For some, the idea of writing anything, business plan or not, is daunting. Beyond that, the idea that a person would have to do financial projections, draw up a mission statement and figure out a marketing plan just seems, at first blush, like too much.
But an effective business plan doesn’t have to be rocket science. And as I tell my clients, they don’t have to write all of it. The members of their team can help write the aspects of the plan that apply to their expertise.
So what are the elements of a good, basic business plan? From my perspective, it involves asking and then answering these questions:
1) Who is my customer? This seems self-evident but asking this question and answering it honestly in the plan goes a long way to determine the product or service itself along with marketing.
2) Why is the customer going to buy my product or service? This involves some honest questioning about what drives the value proposition of a product or service. What makes it unique? What makes it worth something?
3) How will they hear about my company? This is a basic marketing question that makes an entrepreneur come to terms with exactly the way in which his or her business will become known. (And, no, Facebook should not be the only way a business is known.)
4) How will the entrepreneur do the business? Once again, this seems like one of those obvious questions, but . . . this comes down to the nitty-gritty. Who will make the product and how? Who will offer the service and where and when? Who is going to open the door in the morning and who is going to answer the phone and reply to e-mails?

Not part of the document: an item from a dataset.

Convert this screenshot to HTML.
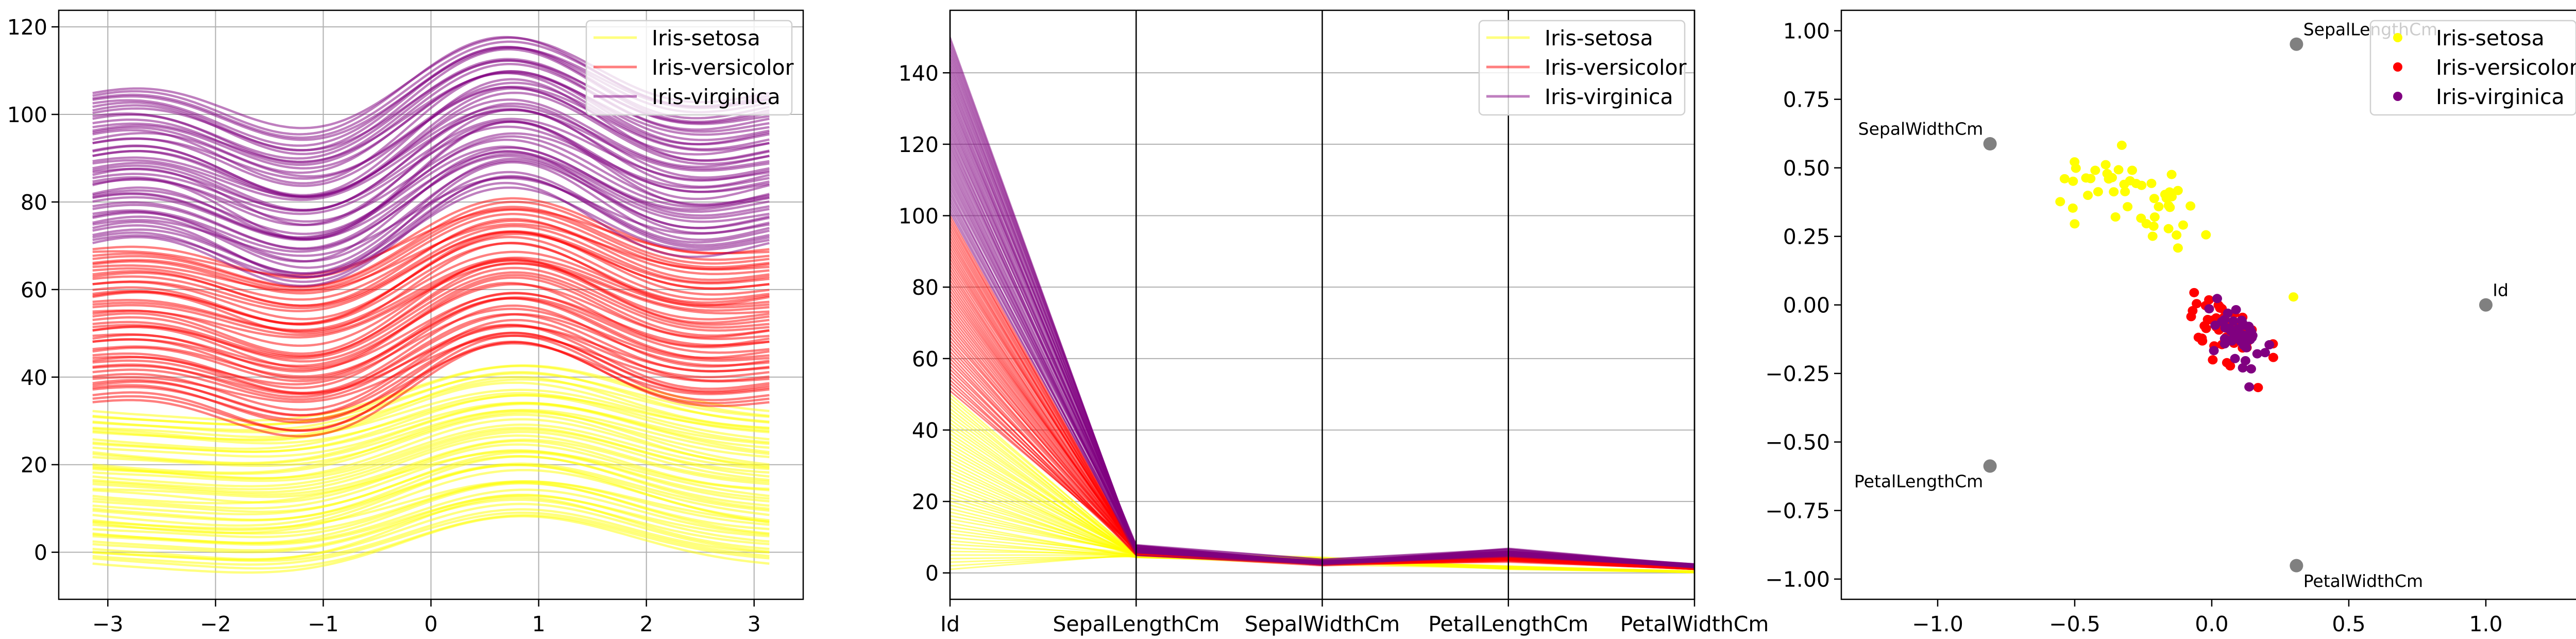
<!DOCTYPE html>
<html><head><meta charset="utf-8"><style>
html,body{margin:0;padding:0;background:#fff}
svg{display:block;font-family:"DejaVu Sans","Liberation Sans",sans-serif}
</style></head><body>
<svg id="fig" width="5040" height="1240" viewBox="0 0 5040 1240" xmlns="http://www.w3.org/2000/svg">
<rect width="5040" height="1240" fill="#fff"/>
<g id="p1"></g>
<g id="p2"></g>
<g id="p3"></g>
</svg>
<script>
const sepalLength=[5.1,4.9,4.7,4.6,5.0,5.4,4.6,5.0,4.4,4.9,5.4,4.8,4.8,4.3,5.8,5.7,5.4,5.1,5.7,5.1,5.4,5.1,4.6,5.1,4.8,5.0,5.0,5.2,5.2,4.7,4.8,5.4,5.2,5.5,4.9,5.0,5.5,4.9,4.4,5.1,5.0,4.5,4.4,5.0,5.1,4.8,5.1,4.6,5.3,5.0,
7.0,6.4,6.9,5.5,6.5,5.7,6.3,4.9,6.6,5.2,5.0,5.9,6.0,6.1,5.6,6.7,5.6,5.8,6.2,5.6,5.9,6.1,6.3,6.1,6.4,6.6,6.8,6.7,6.0,5.7,5.5,5.5,5.8,6.0,5.4,6.0,6.7,6.3,5.6,5.5,5.5,6.1,5.8,5.0,5.6,5.7,5.7,6.2,5.1,5.7,
6.3,5.8,7.1,6.3,6.5,7.6,4.9,7.3,6.7,7.2,6.5,6.4,6.8,5.7,5.8,6.4,6.5,7.7,7.7,6.0,6.9,5.6,7.7,6.3,6.7,7.2,6.2,6.1,6.4,7.2,7.4,7.9,6.4,6.3,6.1,7.7,6.3,6.4,6.0,6.9,6.7,6.9,5.8,6.8,6.7,6.7,6.3,6.5,6.2,5.9];
const sepalWidth=[3.5,3.0,3.2,3.1,3.6,3.9,3.4,3.4,2.9,3.1,3.7,3.4,3.0,3.0,4.0,4.4,3.9,3.5,3.8,3.8,3.4,3.7,3.6,3.3,3.4,3.0,3.4,3.5,3.4,3.2,3.1,3.4,4.1,4.2,3.1,3.2,3.5,3.1,3.0,3.4,3.5,2.3,3.2,3.5,3.8,3.0,3.8,3.2,3.7,3.3,
3.2,3.2,3.1,2.3,2.8,2.8,3.3,2.4,2.9,2.7,2.0,3.0,2.2,2.9,2.9,3.1,3.0,2.7,2.2,2.5,3.2,2.8,2.5,2.8,2.9,3.0,2.8,3.0,2.9,2.6,2.4,2.4,2.7,2.7,3.0,3.4,3.1,2.3,3.0,2.5,2.6,3.0,2.6,2.3,2.7,3.0,2.9,2.9,2.5,2.8,
3.3,2.7,3.0,2.9,3.0,3.0,2.5,2.9,2.5,3.6,3.2,2.7,3.0,2.5,2.8,3.2,3.0,3.8,2.6,2.2,3.2,2.8,2.8,2.7,3.3,3.2,2.8,3.0,2.8,3.0,2.8,3.8,2.8,2.8,2.6,3.0,3.4,3.1,3.0,3.1,3.1,3.1,2.7,3.2,3.3,3.0,2.5,3.0,3.4,3.0];
const petalLength=[1.4,1.4,1.3,1.5,1.4,1.7,1.4,1.5,1.4,1.5,1.5,1.6,1.4,1.1,1.2,1.5,1.3,1.4,1.7,1.5,1.7,1.5,1.0,1.7,1.9,1.6,1.6,1.5,1.4,1.6,1.6,1.5,1.5,1.4,1.5,1.2,1.3,1.5,1.3,1.5,1.3,1.3,1.3,1.6,1.9,1.4,1.6,1.4,1.5,1.4,
4.7,4.5,4.9,4.0,4.6,4.5,4.7,3.3,4.6,3.9,3.5,4.2,4.0,4.7,3.6,4.4,4.5,4.1,4.5,3.9,4.8,4.0,4.9,4.7,4.3,4.4,4.8,5.0,4.5,3.5,3.8,3.7,3.9,5.1,4.5,4.5,4.7,4.4,4.1,4.0,4.4,4.6,4.0,3.3,4.2,4.2,4.2,4.3,3.0,4.1,
6.0,5.1,5.9,5.6,5.8,6.6,4.5,6.3,5.8,6.1,5.1,5.3,5.5,5.0,5.1,5.3,5.5,6.7,6.9,5.0,5.7,4.9,6.7,4.9,5.7,6.0,4.8,4.9,5.6,5.8,6.1,6.4,5.6,5.1,5.6,6.1,5.6,5.5,4.8,5.4,5.6,5.1,5.1,5.9,5.7,5.2,5.0,5.2,5.4,5.1];
const petalWidth=[0.2,0.2,0.2,0.2,0.2,0.4,0.3,0.2,0.2,0.1,0.2,0.2,0.1,0.1,0.2,0.4,0.4,0.3,0.3,0.3,0.2,0.4,0.2,0.5,0.2,0.2,0.4,0.2,0.2,0.2,0.2,0.4,0.1,0.2,0.1,0.2,0.2,0.1,0.2,0.2,0.3,0.3,0.2,0.6,0.4,0.3,0.2,0.2,0.2,0.2,
1.4,1.5,1.5,1.3,1.5,1.3,1.6,1.0,1.3,1.4,1.0,1.5,1.0,1.4,1.3,1.4,1.5,1.0,1.5,1.1,1.8,1.3,1.5,1.2,1.3,1.4,1.4,1.7,1.5,1.0,1.1,1.0,1.2,1.6,1.5,1.6,1.5,1.3,1.3,1.3,1.2,1.4,1.2,1.0,1.3,1.2,1.3,1.3,1.1,1.3,
2.5,1.9,2.1,1.8,2.2,2.1,1.7,1.8,1.8,2.5,2.0,1.9,2.1,2.0,2.4,2.3,1.8,2.2,2.3,1.5,2.3,2.0,2.0,1.8,2.1,1.8,1.8,1.8,2.1,1.6,1.9,2.0,2.2,1.5,1.4,2.3,2.4,1.8,1.8,2.1,2.4,2.3,1.9,2.3,2.5,2.3,1.9,2.0,2.3,1.8];
const speciesNames=["Iris-setosa","Iris-versicolor","Iris-virginica"];
const speciesCounts=[50,50,50];
const featureNames=["Id","SepalLengthCm","SepalWidthCm","PetalLengthCm","PetalWidthCm"];
const andrewsXTicks=[-3,-2,-1,0,1,2,3];
const andrewsYTicks=[0,20,40,60,80,100,120];
const parallelYTicks=[0,20,40,60,80,100,120,140];
const radvizXTicks=[-1.0,-0.5,0.0,0.5,1.0];
const radvizYTicks=[-1.00,-0.75,-0.50,-0.25,0.00,0.25,0.50,0.75,1.00];

const ids=[]; const species=[];
{let k=0;speciesCounts.forEach((c,s)=>{for(let i=0;i<c;i++){ids.push(k+1);species.push(s);k++;}});}
const N=ids.length;
const rows=ids.map((d,i)=>[d,sepalLength[i],sepalWidth[i],petalLength[i],petalWidth[i]]);
const COLORS=["#ffff00","#ff0000","#800080"];
const NS="http://www.w3.org/2000/svg";
function mk(parent,tag,attrs,text){const e=document.createElementNS(NS,tag);for(const k in attrs)e.setAttribute(k,attrs[k]);if(text!==undefined)e.textContent=text;parent.appendChild(e);return e;}
const TOP=20,BOT=1163,FS=41;

function frame(g,L,R){const r=mk(g,'rect',{x:L,y:TOP,width:R-L,height:BOT-TOP,fill:'none',stroke:'#000','stroke-width':2.5});

}
function xtick(g,x,label,name){const l=mk(g,'line',{x1:x,x2:x,y1:BOT,y2:BOT+14,stroke:'#000','stroke-width':2.5});


const t=mk(g,'text',{x:x,y:1225,'font-size':FS,'text-anchor':'middle',fill:'#000'},label);

}
function ytick(g,L,y,label,name){const l=mk(g,'line',{x1:L-14,x2:L,y1:y,y2:y,stroke:'#000','stroke-width':2.5});


const t=mk(g,'text',{x:L-22,y:y+15,'font-size':FS,'text-anchor':'end',fill:'#000'},label);

}
function fmt(v){return (v<0?'\u2212':'')+Math.abs(v);}
function legend(g,x0,kind){
  const box=mk(g,'rect',{x:x0,y:40,width:399,height:183,rx:8,fill:'#fff','fill-opacity':0.8,stroke:'#d0d0d0','stroke-width':2.5});
  
  
  speciesNames.forEach((nm,s)=>{const y=73+57*s;
    const eg=mk(g,'g',{});
    
    
    if(kind==='line'){mk(eg,'line',{x1:x0+14,x2:x0+98,y1:y,y2:y,stroke:COLORS[s],'stroke-width':5,'stroke-opacity':0.5});}
    else{mk(eg,'ellipse',{cx:x0+53,cy:y,rx:9,ry:9,fill:COLORS[s]});}
    mk(eg,'text',{x:x0+127,y:y+15,'font-size':FS,fill:'#000'},nm);
  });
}

// ---------- Panel 1: Andrews curves ----------
(function(){
  const g=document.getElementById('p1');
  const L=114,R=1559;
  const T=[];for(let i=0;i<200;i++)T.push(-Math.PI+2*Math.PI*i/199);
  const curves=rows.map(r=>T.map(t=>r[0]/Math.SQRT2+r[1]*Math.sin(t)+r[2]*Math.cos(t)+r[3]*Math.sin(2*t)+r[4]*Math.cos(2*t)));
  let mn=Infinity,mx=-Infinity;curves.forEach(c=>c.forEach(v=>{if(v<mn)mn=v;if(v>mx)mx=v;}));
  const ym0=mn-0.05*(mx-mn),ym1=mx+0.05*(mx-mn);
  const xm0=-Math.PI*1.1,xm1=Math.PI*1.1;
  const X=v=>L+(v-xm0)/(xm1-xm0)*(R-L);
  const Y=v=>BOT-(v-ym0)/(ym1-ym0)*(BOT-TOP);
  andrewsXTicks.forEach(v=>{const l=mk(g,'line',{x1:X(v),x2:X(v),y1:TOP,y2:BOT,stroke:'#b0b0b0','stroke-width':2});
    
    });
  andrewsYTicks.forEach(v=>{const l=mk(g,'line',{x1:L,x2:R,y1:Y(v),y2:Y(v),stroke:'#b0b0b0','stroke-width':2});
    
    });
  curves.forEach((c,i)=>{
    const p=mk(g,'polyline',{points:c.map((v,j)=>X(T[j]).toFixed(1)+','+Y(v).toFixed(1)).join(' '),fill:'none',stroke:COLORS[species[i]],'stroke-width':4.5,'stroke-opacity':0.5});
    
    
  });
  frame(g,L,R);
  andrewsXTicks.forEach(v=>xtick(g,X(v),fmt(v),'x-tick-label'));
  andrewsYTicks.forEach(v=>ytick(g,L,Y(v),fmt(v),'y-tick-label'));
  legend(g,1138,'line');
})();

// ---------- Panel 2: Parallel coordinates ----------
(function(){
  const g=document.getElementById('p2');
  const L=1844,R=3289;
  let mn=Infinity,mx=-Infinity;rows.forEach(r=>r.forEach(v=>{if(v<mn)mn=v;if(v>mx)mx=v;}));
  const ym0=mn-0.05*(mx-mn),ym1=mx+0.05*(mx-mn);
  const X=k=>L+k/(featureNames.length-1)*(R-L);
  const Y=v=>BOT-(v-ym0)/(ym1-ym0)*(BOT-TOP);
  parallelYTicks.forEach(v=>{const l=mk(g,'line',{x1:L,x2:R,y1:Y(v),y2:Y(v),stroke:'#b0b0b0','stroke-width':2});
    
    });
  rows.forEach((r,i)=>{
    const p=mk(g,'polyline',{points:r.map((v,k)=>X(k).toFixed(1)+','+Y(v).toFixed(1)).join(' '),fill:'none',stroke:COLORS[species[i]],'stroke-width':3,'stroke-opacity':0.5});
    
    
  });
  featureNames.forEach((f,k)=>{const l=mk(g,'line',{x1:X(k),x2:X(k),y1:TOP,y2:BOT,stroke:'#000','stroke-width':2.5});
    
    });
  frame(g,L,R);
  featureNames.forEach((f,k)=>xtick(g,X(k),f,'x-tick-label'));
  parallelYTicks.forEach(v=>ytick(g,L,Y(v),fmt(v),'y-tick-label'));
  legend(g,2871,'line');
})();

// ---------- Panel 3: RadViz ----------
(function(){
  const g=document.getElementById('p3');
  const L=3574,R=5019,CX=4293,CY=591.7,S=532;
  const X=v=>CX+v*S, Y=v=>CY-v*S;
  const m=featureNames.length;
  const mins=[],maxs=[];
  for(let k=0;k<m;k++){mins.push(Math.min(...rows.map(r=>r[k])));maxs.push(Math.max(...rows.map(r=>r[k])));}
  const anchors=featureNames.map((f,k)=>[Math.cos(2*Math.PI*k/m),Math.sin(2*Math.PI*k/m)]);
  rows.forEach((r,i)=>{
    const nv=r.map((v,k)=>(v-mins[k])/(maxs[k]-mins[k]));
    const sum=nv.reduce((a,b)=>a+b,0);
    let px=0,py=0;nv.forEach((v,k)=>{px+=v*anchors[k][0];py+=v*anchors[k][1];});
    px/=sum;py/=sum;
    const c=mk(g,'ellipse',{cx:X(px),cy:Y(py),rx:9.5,ry:9,fill:COLORS[species[i]]});
    
    
  });
  anchors.forEach((a,k)=>{
    const c=mk(g,'ellipse',{cx:X(a[0]),cy:Y(a[1]),rx:13,ry:13,fill:'#808080'});
    
    
    let tx,ty,anc;
    if(a[0]<0&&a[1]<0){tx=X(a[0]-0.025);ty=Y(a[1]-0.025)+28;anc='end';}
    else if(a[0]<0){tx=X(a[0]-0.025);ty=Y(a[1]+0.025)-4;anc='end';}
    else if(a[1]<-0.01){tx=X(a[0]+0.025);ty=Y(a[1]-0.025)+28;anc='start';}
    else{tx=X(a[0]+0.025);ty=Y(a[1]+0.025)-4;anc='start';}
    const t=mk(g,'text',{x:tx,y:ty,'font-size':33,'text-anchor':anc,fill:'#000'},featureNames[k]);
    
    
  });
  frame(g,L,R);
  radvizXTicks.forEach(v=>xtick(g,X(v),(v<0?'\u2212':'')+Math.abs(v).toFixed(1),'x-tick-label'));
  radvizYTicks.forEach(v=>ytick(g,L,Y(v),(v<0?'\u2212':'')+Math.abs(v).toFixed(2),'y-tick-label'));
  legend(g,4601,'dot');
})();
</script>
</body></html>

How will you know if the product or service is good or bad? Who is the boss? Some businesses draw up operation agreements and operation plans that take up pages just to address this seemingly simple question.
5) How much will the product or service of this enterprise cost? Cost, that is, to the owner and then cost to the consumer. This financial planning question forces an entrepreneur to figure out if he or she can make money on a fairly priced item. It’s fairly common for people to overestimate by double or triple the price that a product can command on the open market. We’d all be millionaires if we could just make a simple product and sell it at four times the cost, assuming people will pay that price. But the problem is that it’s a competitive world out there and products or services many times simply won’t sell at a price that makes it worth doing. This simple question cuts right to the core of a business idea, encompassing marketing, competition and simple efficiency.
6) How much will the owner make? This drives right to the core of those ever-important expectations a person might have for their enterprise. Rather than simply assuming that the owner / operator will wallow in the great profits, this question puts a numerical value on what for some people is a vague concept. Put what the owner realistically wants to make in cash flow projections and see if it works. If not, some expectations and ideas need to be massaged.
7) Where does the owner / operator want to be five years from now? Is this business being started with the goal of selling in five years? Does the owner desperately want to be working away diligently in the back room far into the future? Is the idea to grow the business into many other branches or side-businesses, all springing from the same core idea? Or is the business being started to break even or even lose money as a tax benefit? These are serious questions that hit at the core of why a person wants to be an entrepreneur. It’s good to try and answer them ahead of time, not when five years rolls around.
For anyone pondering an entrepreneurial idea, answering these questions will do a lot to get started on the right foot.
Patrick Brower is the Enterprise Facilitator for the Grand Enterprise Initiative, a Grand County based non-profit that provides free and confidential business management coaching to anyone who wants to start or expand a business in Grand County.